WORK INSTRUCTIONS
All lines from the beginning of the listing through the line with "from matplotlib.transforms import" are to be copied word for word; the pictures are not.

== == ==

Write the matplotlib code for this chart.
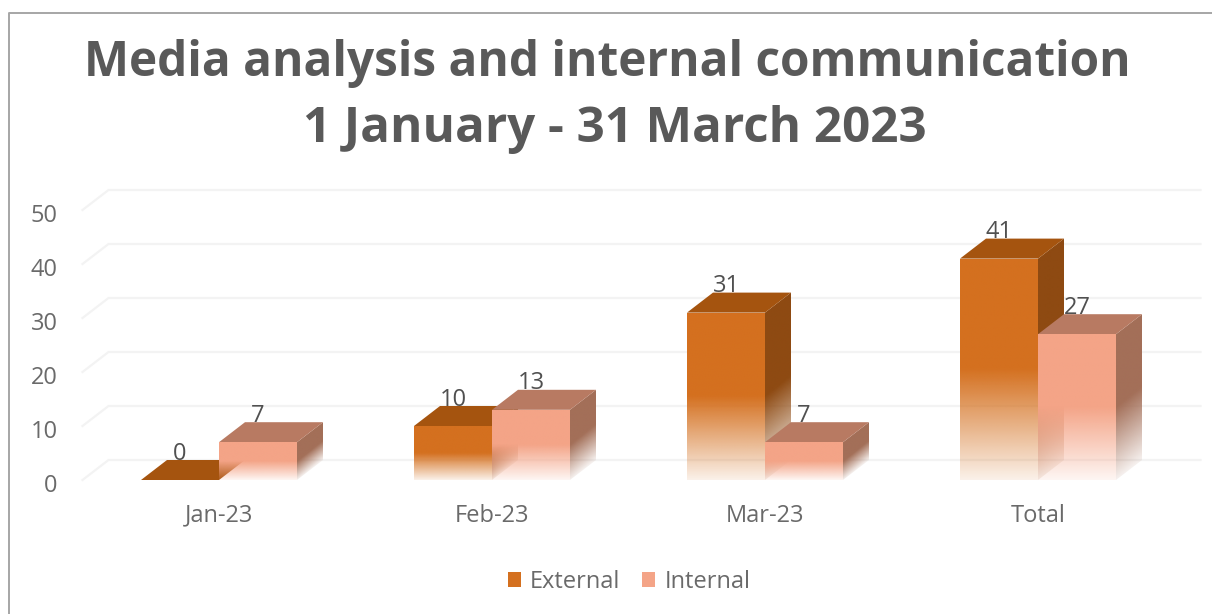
import numpy as np
import matplotlib
matplotlib.use("Agg")
import matplotlib.pyplot as plt
from matplotlib.patches import Polygon, Patch
from matplotlib.lines import Line2D
from matplotlib.colors import to_rgb
from matplotlib.transforms import ScaledTranslation

categories = ["Jan-23", "Feb-23", "Mar-23", "Total"]
external = [0, 10, 31, 41]
internal = [7, 13, 7, 27]
y_ticks = [0, 10, 20, 30, 40, 50]
title_lines = ["Media analysis and internal communication", "1 January - 31 March 2023"]

W, H = 1212, 614
plt.rcParams["font.family"] = ["Open Sans", "DejaVu Sans"]
fig = plt.figure(figsize=(W / 100, H / 100), dpi=100, facecolor="white")
ax = fig.add_axes([82.5 / W, 1 - 480 / H, 1092 / W, 270 / H])

BAR_W = 78 / 273
DX = 26 / 273
DY = 20 / 5.4
C_EXT = dict(front="#D4701F", top="#A5540F", side="#8E4A12")
C_INT = dict(front="#F4A487", top="#B87A62", side="#A36F58")
GRID = "#F3F3F3"
TEXT = "#6A6A6A"


def fade(ax, color, extent, v, poly, z, slant=0.0):
    """Solid in the upper half of the bar, fading to near white at the floor."""
    y0, y1 = extent[2], extent[3]
    ys = np.linspace(y1, y0, 200)
    us = np.linspace(0, 1, 24)
    t = np.clip((ys[:, None] - slant * us[None, :]) / max(v, 1e-6), 0, 1)
    a = np.clip(0.10 + t / 0.5 * 0.90, 0, 1)
    img = np.ones((200, 24, 4))
    img[..., :3] = to_rgb(color)
    img[..., 3] = a
    im = ax.imshow(img, extent=extent, aspect="auto", origin="upper",
                   zorder=z, interpolation="bilinear")
    p = Polygon(poly, closed=True, transform=ax.transData)
    im.set_clip_path(p)


def bar3d(ax, x0, v, colors, z):
    x1 = x0 + BAR_W
    if v > 0:
        side = [(x1, 0), (x1 + DX, DY), (x1 + DX, v + DY), (x1, v)]
        fade(ax, colors["side"], [x1, x1 + DX, 0, v + DY], v, side, z, slant=DY)
    top = [(x0, v), (x0 + DX, v + DY), (x1 + DX, v + DY), (x1, v)]
    ax.add_patch(Polygon(top, closed=True, fc=colors["top"], ec="none", zorder=z + 0.1, clip_on=False))
    if v > 0:
        front = [(x0, 0), (x1, 0), (x1, v), (x0, v)]
        fade(ax, colors["front"], [x0, x1, 0, v], v, front, z + 0.2)


# gridlines with the slanted end on the left wall
xl, xr = -0.5, 3.5
for v in y_ticks:
    ax.plot([xl, xl + DX, xr + DX], [v, v + DY, v + DY], color=GRID, lw=1.6,
            zorder=1, clip_on=False, solid_joinstyle="miter")

for i, (e, n) in enumerate(zip(external, internal)):
    bar3d(ax, i - BAR_W, e, C_EXT, 3 + i)
    bar3d(ax, i, n, C_INT, 3.5 + i)
    ax.text(i - BAR_W / 2, e + DY + 1.2, str(e), ha="center", va="center",
            fontsize=17, color="#505050", zorder=20)
    ax.text(i + BAR_W / 2, n + DY + 1.2, str(n), ha="center", va="center",
            fontsize=17, color="#505050", zorder=20)

ax.set_xlim(xl, xr)
ax.set_ylim(0, 50)
ax.set_xticks(range(len(categories)), categories)
ax.set_yticks(y_ticks)
ax.tick_params(axis="both", length=0, labelsize=17, labelcolor=TEXT)
ax.tick_params(axis="x", pad=17)
ax.tick_params(axis="y", pad=18)
shift = ScaledTranslation(0, -3 / 100, fig.dpi_scale_trans)
for lab in ax.get_yticklabels():
    lab.set_transform(lab.get_transform() + shift)
for s in ax.spines.values():
    s.set_visible(False)
ax.patch.set_visible(False)

for line, xpx, ypx, size in zip(title_lines, [607, 615], [63, 130], [34.4, 35.5]):
    fig.text(xpx / W, 1 - ypx / H, line, ha="center", va="center", fontsize=size,
             fontweight="bold", color="#595959")

handles = [Patch(fc=C_EXT["front"], ec="none", label="External"),
           Patch(fc=C_INT["front"], ec="none", label="Internal")]
fig.legend(handles=handles, loc="center", bbox_to_anchor=(629 / W, 1 - 582 / H), ncol=2,
           frameon=False, fontsize=17, labelcolor=TEXT, handlelength=0.56, handleheight=0.56,
           handletextpad=0.4, columnspacing=0.9)

fig.add_artist(Line2D([8.5 / W, 8.5 / W, 1], [0, 1 - 12.5 / H, 1 - 12.5 / H],
                      transform=fig.transFigure, color="#A6A6A6", lw=1.4))

fig.savefig("out.png", dpi=100)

== == ==

FULL SOLUTION
Write the matplotlib code for this chart.
import numpy as np
import matplotlib
matplotlib.use("Agg")
import matplotlib.pyplot as plt
from matplotlib.patches import Polygon, Patch
from matplotlib.lines import Line2D
from matplotlib.colors import to_rgb
from matplotlib.transforms import ScaledTranslation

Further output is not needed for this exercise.